◆ Written task:
Skip all pictures. Write out the data below from its first line through the line that contains "50, 21, 2]]".
--- start Provided data ---
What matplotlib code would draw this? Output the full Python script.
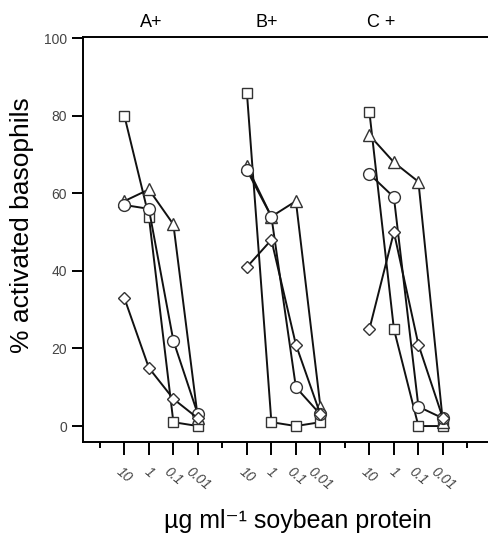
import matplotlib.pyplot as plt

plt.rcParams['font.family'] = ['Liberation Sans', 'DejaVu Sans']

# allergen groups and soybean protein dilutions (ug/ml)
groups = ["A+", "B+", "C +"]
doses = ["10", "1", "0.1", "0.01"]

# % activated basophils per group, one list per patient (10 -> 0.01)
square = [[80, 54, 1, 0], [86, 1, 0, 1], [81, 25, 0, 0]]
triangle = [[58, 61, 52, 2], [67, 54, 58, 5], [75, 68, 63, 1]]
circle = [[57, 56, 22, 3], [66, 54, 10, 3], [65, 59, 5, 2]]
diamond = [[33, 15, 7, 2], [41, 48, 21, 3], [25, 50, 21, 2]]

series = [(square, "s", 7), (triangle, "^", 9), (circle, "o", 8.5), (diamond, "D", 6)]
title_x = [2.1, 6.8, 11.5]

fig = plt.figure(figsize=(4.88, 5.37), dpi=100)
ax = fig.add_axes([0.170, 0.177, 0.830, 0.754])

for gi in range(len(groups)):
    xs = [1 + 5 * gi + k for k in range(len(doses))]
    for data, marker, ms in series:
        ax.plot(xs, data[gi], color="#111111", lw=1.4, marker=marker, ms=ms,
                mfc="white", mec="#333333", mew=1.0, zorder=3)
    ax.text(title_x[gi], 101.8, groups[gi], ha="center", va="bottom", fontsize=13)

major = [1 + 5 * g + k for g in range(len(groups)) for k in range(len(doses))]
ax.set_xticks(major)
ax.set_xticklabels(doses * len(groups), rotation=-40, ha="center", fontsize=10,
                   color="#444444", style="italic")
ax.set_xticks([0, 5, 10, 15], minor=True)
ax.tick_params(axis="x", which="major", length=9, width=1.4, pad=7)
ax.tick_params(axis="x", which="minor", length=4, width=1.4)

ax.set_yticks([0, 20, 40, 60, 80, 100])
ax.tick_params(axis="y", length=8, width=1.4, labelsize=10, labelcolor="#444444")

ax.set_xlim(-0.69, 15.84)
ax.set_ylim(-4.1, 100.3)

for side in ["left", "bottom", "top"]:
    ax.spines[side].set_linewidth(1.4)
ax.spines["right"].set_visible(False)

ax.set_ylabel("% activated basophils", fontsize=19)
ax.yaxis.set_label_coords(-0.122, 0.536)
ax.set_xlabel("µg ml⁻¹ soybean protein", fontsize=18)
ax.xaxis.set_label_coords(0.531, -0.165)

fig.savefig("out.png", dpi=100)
--- end Provided data ---
◆ Task solution:
What matplotlib code would draw this? Output the full Python script.
import matplotlib.pyplot as plt

plt.rcParams['font.family'] = ['Liberation Sans', 'DejaVu Sans']

# allergen groups and soybean protein dilutions (ug/ml)
groups = ["A+", "B+", "C +"]
doses = ["10", "1", "0.1", "0.01"]

# % activated basophils per group, one list per patient (10 -> 0.01)
square = [[80, 54, 1, 0], [86, 1, 0, 1], [81, 25, 0, 0]]
triangle = [[58, 61, 52, 2], [67, 54, 58, 5], [75, 68, 63, 1]]
circle = [[57, 56, 22, 3], [66, 54, 10, 3], [65, 59, 5, 2]]
diamond = [[33, 15, 7, 2], [41, 48, 21, 3], [25, 50, 21, 2]]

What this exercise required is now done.